Big question marks loom over how Australia's strong economic rebound can withstand the Omicron tsunami wave.
The coming year is set to bring a new era of economic prosperity for the land Down Under, with economists and politicians all spruiking booming growth and further drops in unemployment to historic lows.
But a surge of COVID-19 cases now exceeding 30,000 per day nationally drastically shows uncertainty remains about the pathway to normality.
Test times in excess of four hours and a shortage in supply of rapid antigen test signal the health system is already under strain from a boom in virus numbers.
The World Health Organisation has also flagged hospitals globally would feel additional pressure from the growing Omicron surge.
In Europe, the rise in new infections has already seen continental governments bring back certain restrictions to alleviate stretched healthcare systems.
However, the majority of economic predictions remain upbeat.
The Mid-Year Economic Fiscal Outlook outlined in December by Treasury, anticipated greater economic activity - free from lockdowns - would see the financial years of 2021-2022 and 2022-23 grow 3.75 per cent and 3.5 per cent, respectively.
Nominal GDP for 2021-22 was estimated to soar by 6.5 per cent.
Treasury's most up-to-date forecasts also include further tightening of the labour market and by the end of next year expected to see an unemployment rate in the low per cent range.
That would be the first time since the 1970s where the sustained unemployment rate sat below 5 per cent.

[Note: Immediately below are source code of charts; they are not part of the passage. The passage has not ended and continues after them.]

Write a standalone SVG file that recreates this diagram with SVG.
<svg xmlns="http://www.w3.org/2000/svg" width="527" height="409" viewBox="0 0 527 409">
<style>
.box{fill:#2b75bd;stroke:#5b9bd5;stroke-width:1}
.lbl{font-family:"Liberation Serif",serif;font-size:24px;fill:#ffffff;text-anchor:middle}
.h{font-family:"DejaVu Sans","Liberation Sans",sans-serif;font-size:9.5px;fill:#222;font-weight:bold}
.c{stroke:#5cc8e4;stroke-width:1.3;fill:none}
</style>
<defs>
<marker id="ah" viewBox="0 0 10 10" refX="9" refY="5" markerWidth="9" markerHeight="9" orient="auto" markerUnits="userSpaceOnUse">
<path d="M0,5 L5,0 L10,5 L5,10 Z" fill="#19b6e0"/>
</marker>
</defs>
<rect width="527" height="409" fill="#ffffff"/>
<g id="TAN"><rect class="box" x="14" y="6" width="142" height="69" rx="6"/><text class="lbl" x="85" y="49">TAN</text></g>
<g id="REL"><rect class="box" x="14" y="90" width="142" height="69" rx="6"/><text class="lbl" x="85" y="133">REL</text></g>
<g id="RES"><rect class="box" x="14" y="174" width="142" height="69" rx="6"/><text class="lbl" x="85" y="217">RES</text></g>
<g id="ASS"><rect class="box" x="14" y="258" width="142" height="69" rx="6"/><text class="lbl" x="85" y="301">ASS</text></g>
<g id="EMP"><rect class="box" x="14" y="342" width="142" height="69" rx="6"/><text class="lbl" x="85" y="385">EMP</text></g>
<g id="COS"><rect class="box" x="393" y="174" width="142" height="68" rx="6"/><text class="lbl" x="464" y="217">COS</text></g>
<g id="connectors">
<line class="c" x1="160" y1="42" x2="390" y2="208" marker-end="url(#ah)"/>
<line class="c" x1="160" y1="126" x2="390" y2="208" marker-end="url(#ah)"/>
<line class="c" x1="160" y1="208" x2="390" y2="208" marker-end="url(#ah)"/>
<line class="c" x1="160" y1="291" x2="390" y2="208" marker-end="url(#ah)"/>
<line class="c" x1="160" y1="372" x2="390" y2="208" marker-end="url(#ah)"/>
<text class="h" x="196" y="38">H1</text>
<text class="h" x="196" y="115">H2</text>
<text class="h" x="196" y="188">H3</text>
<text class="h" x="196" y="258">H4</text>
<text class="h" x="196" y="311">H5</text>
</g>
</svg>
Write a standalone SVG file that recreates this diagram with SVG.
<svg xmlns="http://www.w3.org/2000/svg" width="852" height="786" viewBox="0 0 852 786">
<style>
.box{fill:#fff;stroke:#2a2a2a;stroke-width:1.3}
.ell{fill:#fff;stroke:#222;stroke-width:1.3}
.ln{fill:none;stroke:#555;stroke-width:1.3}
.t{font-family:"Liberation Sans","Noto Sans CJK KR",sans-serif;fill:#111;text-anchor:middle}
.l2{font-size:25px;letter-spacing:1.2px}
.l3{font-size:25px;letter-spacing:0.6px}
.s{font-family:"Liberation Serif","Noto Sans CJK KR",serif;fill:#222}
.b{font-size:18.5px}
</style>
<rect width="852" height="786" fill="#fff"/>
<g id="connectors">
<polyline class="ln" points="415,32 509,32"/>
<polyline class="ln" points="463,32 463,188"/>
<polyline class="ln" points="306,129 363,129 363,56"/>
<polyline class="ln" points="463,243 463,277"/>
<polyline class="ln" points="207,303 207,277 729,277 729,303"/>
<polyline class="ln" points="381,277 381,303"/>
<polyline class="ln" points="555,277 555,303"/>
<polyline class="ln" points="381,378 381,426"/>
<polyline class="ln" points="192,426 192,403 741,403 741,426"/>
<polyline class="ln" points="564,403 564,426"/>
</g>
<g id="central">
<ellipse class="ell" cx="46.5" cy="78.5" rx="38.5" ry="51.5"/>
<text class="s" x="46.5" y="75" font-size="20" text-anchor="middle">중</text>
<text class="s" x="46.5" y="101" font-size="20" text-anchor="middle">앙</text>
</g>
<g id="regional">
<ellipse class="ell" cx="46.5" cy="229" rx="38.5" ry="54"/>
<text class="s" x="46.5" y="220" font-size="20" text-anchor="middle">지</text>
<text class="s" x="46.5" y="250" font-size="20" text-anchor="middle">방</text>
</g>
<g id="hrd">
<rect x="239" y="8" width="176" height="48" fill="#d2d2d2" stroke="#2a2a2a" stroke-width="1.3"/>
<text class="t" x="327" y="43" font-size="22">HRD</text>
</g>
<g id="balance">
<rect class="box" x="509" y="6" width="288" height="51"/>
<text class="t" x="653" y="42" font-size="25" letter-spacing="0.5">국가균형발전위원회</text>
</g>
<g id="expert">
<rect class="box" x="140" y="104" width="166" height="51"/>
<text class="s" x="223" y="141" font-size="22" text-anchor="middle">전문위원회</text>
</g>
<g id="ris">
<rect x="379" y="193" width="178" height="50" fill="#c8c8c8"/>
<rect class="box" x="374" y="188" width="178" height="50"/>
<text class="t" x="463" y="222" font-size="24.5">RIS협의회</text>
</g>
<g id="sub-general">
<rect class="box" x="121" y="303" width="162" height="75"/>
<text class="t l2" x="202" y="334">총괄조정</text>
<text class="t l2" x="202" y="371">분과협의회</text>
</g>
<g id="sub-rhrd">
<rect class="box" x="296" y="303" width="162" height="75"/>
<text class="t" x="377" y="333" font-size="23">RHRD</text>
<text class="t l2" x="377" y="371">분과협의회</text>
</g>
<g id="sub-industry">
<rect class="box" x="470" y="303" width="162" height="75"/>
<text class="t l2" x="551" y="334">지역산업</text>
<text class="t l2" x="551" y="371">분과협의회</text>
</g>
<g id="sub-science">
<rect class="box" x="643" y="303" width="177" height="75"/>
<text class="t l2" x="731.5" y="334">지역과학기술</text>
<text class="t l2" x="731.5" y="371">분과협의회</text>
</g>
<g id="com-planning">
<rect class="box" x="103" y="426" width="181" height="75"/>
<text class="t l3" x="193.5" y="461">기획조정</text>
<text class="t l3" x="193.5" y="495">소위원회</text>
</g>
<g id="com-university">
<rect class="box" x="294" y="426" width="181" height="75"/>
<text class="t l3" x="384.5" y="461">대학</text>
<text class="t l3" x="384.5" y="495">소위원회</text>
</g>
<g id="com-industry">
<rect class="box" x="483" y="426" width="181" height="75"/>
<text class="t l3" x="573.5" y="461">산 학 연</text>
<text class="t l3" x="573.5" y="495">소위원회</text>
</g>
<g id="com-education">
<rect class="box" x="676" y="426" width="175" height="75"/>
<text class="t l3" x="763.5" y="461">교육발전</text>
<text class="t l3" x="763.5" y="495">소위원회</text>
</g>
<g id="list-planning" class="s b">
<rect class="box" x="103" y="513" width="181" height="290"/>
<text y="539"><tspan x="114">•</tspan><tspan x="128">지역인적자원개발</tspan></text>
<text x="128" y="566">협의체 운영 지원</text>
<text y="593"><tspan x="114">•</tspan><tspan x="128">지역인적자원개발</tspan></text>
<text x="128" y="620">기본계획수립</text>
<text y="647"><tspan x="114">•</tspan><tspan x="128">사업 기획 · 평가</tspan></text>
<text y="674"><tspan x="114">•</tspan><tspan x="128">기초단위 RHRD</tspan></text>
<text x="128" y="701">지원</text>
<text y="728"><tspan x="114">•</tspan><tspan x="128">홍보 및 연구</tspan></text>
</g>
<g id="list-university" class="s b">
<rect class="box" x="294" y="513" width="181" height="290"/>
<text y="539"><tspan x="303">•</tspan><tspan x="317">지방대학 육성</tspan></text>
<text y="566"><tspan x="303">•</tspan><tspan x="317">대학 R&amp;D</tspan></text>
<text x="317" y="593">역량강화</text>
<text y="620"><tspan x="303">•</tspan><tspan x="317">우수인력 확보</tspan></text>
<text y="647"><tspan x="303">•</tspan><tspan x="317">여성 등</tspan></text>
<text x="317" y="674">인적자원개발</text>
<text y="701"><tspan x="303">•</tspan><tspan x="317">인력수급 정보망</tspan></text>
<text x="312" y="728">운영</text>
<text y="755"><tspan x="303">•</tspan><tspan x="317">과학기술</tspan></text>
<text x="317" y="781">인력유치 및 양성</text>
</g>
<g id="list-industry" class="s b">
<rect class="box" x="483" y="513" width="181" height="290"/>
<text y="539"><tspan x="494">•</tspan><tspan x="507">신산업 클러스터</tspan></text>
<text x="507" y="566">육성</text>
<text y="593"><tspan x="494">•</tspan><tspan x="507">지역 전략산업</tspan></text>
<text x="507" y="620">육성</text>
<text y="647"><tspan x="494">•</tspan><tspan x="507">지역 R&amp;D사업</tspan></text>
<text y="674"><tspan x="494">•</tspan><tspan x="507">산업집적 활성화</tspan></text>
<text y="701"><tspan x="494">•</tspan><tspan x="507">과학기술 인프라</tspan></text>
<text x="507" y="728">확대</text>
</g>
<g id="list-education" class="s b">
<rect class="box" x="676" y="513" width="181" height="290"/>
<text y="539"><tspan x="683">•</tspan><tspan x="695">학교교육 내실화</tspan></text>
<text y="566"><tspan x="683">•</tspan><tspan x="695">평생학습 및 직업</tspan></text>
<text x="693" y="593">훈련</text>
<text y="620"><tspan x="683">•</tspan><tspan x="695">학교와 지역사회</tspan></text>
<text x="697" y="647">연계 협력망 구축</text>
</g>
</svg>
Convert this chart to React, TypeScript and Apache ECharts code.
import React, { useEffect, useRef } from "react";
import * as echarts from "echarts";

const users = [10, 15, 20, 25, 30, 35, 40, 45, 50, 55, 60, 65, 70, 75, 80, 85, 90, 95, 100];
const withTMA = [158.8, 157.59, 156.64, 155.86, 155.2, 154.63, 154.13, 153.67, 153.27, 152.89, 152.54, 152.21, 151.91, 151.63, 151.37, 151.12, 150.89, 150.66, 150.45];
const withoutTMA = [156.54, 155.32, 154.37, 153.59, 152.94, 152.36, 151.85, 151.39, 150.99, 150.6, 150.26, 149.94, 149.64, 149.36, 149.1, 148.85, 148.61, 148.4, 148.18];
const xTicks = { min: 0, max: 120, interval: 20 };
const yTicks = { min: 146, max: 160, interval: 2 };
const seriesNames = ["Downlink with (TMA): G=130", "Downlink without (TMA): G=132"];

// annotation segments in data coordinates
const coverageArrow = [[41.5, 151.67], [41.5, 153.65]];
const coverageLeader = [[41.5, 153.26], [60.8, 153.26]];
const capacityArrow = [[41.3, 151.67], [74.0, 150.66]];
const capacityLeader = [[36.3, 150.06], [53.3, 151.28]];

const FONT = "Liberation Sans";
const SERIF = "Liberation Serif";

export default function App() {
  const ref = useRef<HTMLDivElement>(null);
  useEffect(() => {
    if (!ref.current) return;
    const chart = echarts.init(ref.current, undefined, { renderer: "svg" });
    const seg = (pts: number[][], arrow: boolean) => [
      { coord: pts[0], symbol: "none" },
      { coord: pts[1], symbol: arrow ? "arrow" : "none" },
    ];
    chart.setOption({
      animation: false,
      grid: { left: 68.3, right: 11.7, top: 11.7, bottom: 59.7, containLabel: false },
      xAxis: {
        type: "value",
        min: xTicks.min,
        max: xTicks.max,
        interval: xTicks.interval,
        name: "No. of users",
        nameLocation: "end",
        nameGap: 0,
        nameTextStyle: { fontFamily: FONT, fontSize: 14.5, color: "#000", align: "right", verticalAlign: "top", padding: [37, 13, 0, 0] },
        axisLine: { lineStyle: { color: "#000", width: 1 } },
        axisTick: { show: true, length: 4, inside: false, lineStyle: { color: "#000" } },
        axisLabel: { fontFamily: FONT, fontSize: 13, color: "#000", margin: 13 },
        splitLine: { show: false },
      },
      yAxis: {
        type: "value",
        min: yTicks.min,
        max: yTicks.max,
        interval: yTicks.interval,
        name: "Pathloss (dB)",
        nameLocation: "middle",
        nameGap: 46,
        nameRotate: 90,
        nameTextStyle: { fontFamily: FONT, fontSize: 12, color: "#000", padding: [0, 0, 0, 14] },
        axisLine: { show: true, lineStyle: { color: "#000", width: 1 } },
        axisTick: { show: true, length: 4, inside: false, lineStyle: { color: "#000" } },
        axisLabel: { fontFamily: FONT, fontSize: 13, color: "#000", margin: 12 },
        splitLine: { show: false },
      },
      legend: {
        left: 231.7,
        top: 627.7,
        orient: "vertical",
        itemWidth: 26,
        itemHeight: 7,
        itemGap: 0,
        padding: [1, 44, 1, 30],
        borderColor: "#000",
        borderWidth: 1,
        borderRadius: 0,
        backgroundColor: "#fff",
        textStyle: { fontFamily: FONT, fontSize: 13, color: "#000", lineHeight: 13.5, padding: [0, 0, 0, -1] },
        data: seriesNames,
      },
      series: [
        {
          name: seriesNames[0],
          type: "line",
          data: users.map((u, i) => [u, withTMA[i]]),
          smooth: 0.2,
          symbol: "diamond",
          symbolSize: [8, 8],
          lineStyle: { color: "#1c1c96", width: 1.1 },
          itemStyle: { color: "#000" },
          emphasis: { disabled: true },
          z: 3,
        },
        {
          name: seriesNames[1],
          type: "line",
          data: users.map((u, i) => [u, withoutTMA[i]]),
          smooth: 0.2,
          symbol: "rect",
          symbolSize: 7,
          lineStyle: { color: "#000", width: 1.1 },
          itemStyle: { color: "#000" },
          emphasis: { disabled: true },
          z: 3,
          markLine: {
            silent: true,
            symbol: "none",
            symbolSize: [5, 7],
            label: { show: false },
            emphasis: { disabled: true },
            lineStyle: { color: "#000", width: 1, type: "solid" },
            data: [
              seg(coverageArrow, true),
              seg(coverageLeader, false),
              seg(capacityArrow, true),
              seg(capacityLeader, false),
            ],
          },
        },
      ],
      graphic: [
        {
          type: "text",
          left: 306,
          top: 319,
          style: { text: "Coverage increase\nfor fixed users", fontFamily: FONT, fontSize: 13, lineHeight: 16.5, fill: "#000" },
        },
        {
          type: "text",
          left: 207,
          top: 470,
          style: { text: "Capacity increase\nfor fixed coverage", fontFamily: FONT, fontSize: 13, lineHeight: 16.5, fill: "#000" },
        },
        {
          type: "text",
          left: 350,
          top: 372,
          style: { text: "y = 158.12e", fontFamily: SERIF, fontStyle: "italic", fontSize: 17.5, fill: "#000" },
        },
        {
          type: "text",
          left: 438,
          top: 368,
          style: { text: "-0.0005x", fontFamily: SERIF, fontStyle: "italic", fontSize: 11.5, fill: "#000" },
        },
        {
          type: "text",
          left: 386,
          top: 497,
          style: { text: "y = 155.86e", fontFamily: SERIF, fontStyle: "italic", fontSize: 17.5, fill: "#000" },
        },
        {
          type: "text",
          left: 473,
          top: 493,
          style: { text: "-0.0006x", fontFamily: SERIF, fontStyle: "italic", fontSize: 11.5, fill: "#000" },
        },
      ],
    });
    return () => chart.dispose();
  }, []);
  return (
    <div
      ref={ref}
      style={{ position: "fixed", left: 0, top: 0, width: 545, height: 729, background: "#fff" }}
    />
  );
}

This has significant benefits for governments. More people in the workforce means greater tax receipts and upward pressure on wages, a force the Reserve Bank is keeping a close eye on.
RBA governor Philip Lowe has signalled the central bank's monetary policy decisions, which includes lifting interest rates, would be influenced stronger than current wages growth and an uptick in inflation.
The RBA is likely to consider a cash rate hike when inflation is within its target range of 2 to 3 per cent.
The current consumer price index, which is the main measure of inflation, sits at 3 per cent for the September quarter. However, the central bank remains cautious the lockdowns are manipulating the numbers.
NAB Economics in December flagged the rise of Omicron was a front and centre threat to destabilising the recovery.
"While we are optimistic (as is the RBA) on growth over the next year or so, a number of uncertainties remain, including the risk from the Omicron variant," the economics department of the major bank said in a preview.
Rising cases will stress both the health and economic frameworks and a looming federal election fight could see Omicron cash splash promises as the dangling carrot to win votes.